Ethereum Classic is considered a hot candidate when it comes to where miners will migrate after the merge. The mining industry is gigantic and there are many blockchains that still rely on Proof of Work. Nevertheless, an exodus cannot be implemented without further ado because companies need a long-term solution.
This not only applies to the future of the respective network, which should preferably be further developed and maintained, but also to the market. The alternative to Ethereum must also have sufficient liquidity so that coins can be easily exchanged for dollars. Otherwise, operating costs cannot be reliably covered.

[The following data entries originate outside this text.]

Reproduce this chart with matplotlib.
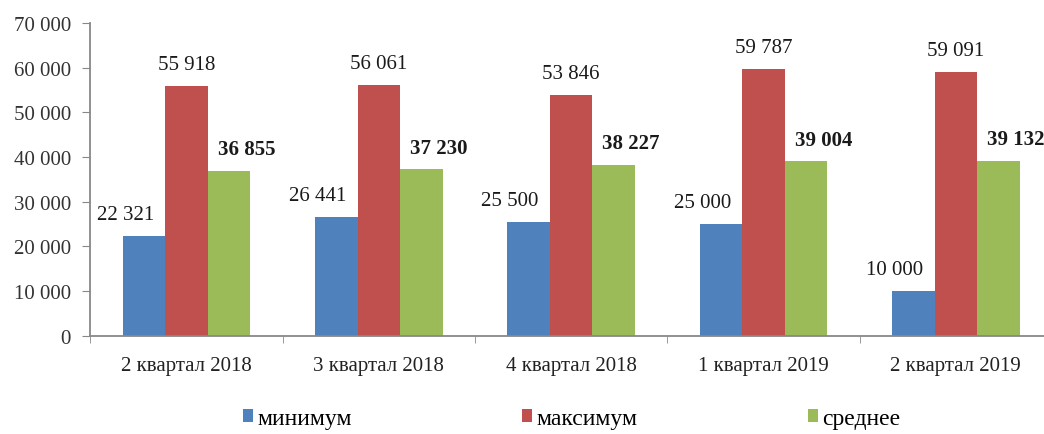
import matplotlib
matplotlib.use("Agg")
import matplotlib.pyplot as plt
from matplotlib.patches import Patch
import numpy as np

categories = ["2 квартал 2018", "3 квартал 2018", "4 квартал 2018", "1 квартал 2019", "2 квартал 2019"]
series_names = ["минимум", "максимум", "среднее"]
minimum = [22321, 26441, 25500, 25000, 10000]
maximum = [55918, 56061, 53846, 59787, 59091]
average = [36855, 37230, 38227, 39004, 39132]
yticks = [0, 10000, 20000, 30000, 40000, 50000, 60000, 70000]

colors = ["#4F81BD", "#C0504D", "#9BBB59"]
plt.rcParams["font.family"] = ["Liberation Serif", "DejaVu Serif"]
FS = 15


def fmt(v):
    return f"{v:,}".replace(",", " ")


fig = plt.figure(figsize=(10.44, 4.35), dpi=100)
# the category axis runs slightly past the right edge of the canvas
ax = fig.add_axes([0.0866, 0.2264, 0.921, 0.7184])

x = np.arange(len(categories))
w = 0.221
data = [minimum, maximum, average]
label_dx = [-13.5, 0, 12.5]   # horizontal nudge of the value labels, points
for i, (vals, c) in enumerate(zip(data, colors)):
    pos = x + (i - 1) * w
    ax.bar(pos, vals, width=w, color=c, zorder=2)
    for p, v in zip(pos, vals):
        ax.annotate(fmt(v), (p, v), xytext=(label_dx[i], 15.5), textcoords="offset points",
                    ha="center", va="center", fontsize=FS,
                    fontweight="bold" if i == 2 else "normal", color="#1a1a1a")

ax.set_xlim(-0.5, len(categories) - 0.5)
ax.set_ylim(0, 70000)
ax.set_yticks(yticks)
ax.set_yticklabels([fmt(t) for t in yticks], fontsize=FS, color="#333333")
ax.set_xticks(x)
ax.set_xticklabels(categories, fontsize=FS, color="#222222")
ax.tick_params(axis="x", length=0, pad=15)
ax.set_xticks(np.arange(len(categories) + 1) - 0.5, minor=True)
ax.tick_params(axis="x", which="minor", length=5, color="#888888", direction="out")
ax.tick_params(axis="y", length=6, color="#888888", pad=8)

for s in ["top", "right"]:
    ax.spines[s].set_visible(False)
for s in ["left", "bottom"]:
    ax.spines[s].set_color("#888888")
    ax.spines[s].set_linewidth(1.3)

handles = [Patch(facecolor=c, label=n) for c, n in zip(colors, series_names)]
fig.legend(handles=handles, loc="center left", bbox_to_anchor=(0.2328, 0.036), ncol=3,
           frameon=False, fontsize=17, handlelength=0.42, handleheight=0.42,
           handletextpad=0.2, columnspacing=7.2, borderaxespad=0, borderpad=0)

fig.savefig("out.png", dpi=100)
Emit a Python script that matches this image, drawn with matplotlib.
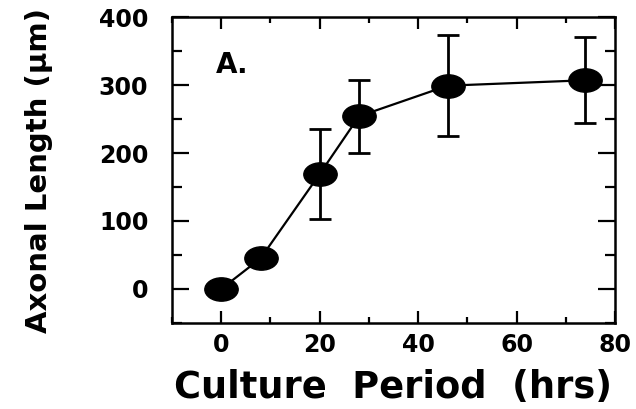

Another aspect is the efficient use of the existing hardware. Not every coin can be mined with the same equipment with the same yield. These aspects make Ethereum Classic the logical choice, because mining is still a billion-dollar business that will not disappear after the merge.
Ethereum Classic hashrate continues to grow
Ethereum Classic's hashrate is breaking through the roof and hovering around 50 TH/s, which is already an impressive increase within this year. In January it was still around 23 TH/s and has more than doubled the value.
The key point for Ethereum Classic is whether this is already the end of the road or whether another batch of miners will switch in the coming week. In principle, it would be conceivable that many will make their computing power available up to the last minute and only switch after the Paris upgrade.
An alternative to the ETC blockchain would be ETHPOW. This is a planned hard fork, which should allow Ethereum to continue in its current form.
ETC course buckles
Yesterday, the ETC price failed in a breakout attempt and shortly thereafter plummeted. Resistance has been forming between $40 and $42 on the daily chart since July, which the bulls have not been able to clear so far.
So, with few outliers, this is a barrier to break before the price can move towards $50. Whether the price will follow the hash rate should also depend on the remaining conditions on the market.
Cryptocurrencies are currently still under pressure because the Fed's interest rate policy has caused great uncertainty since the beginning of the year.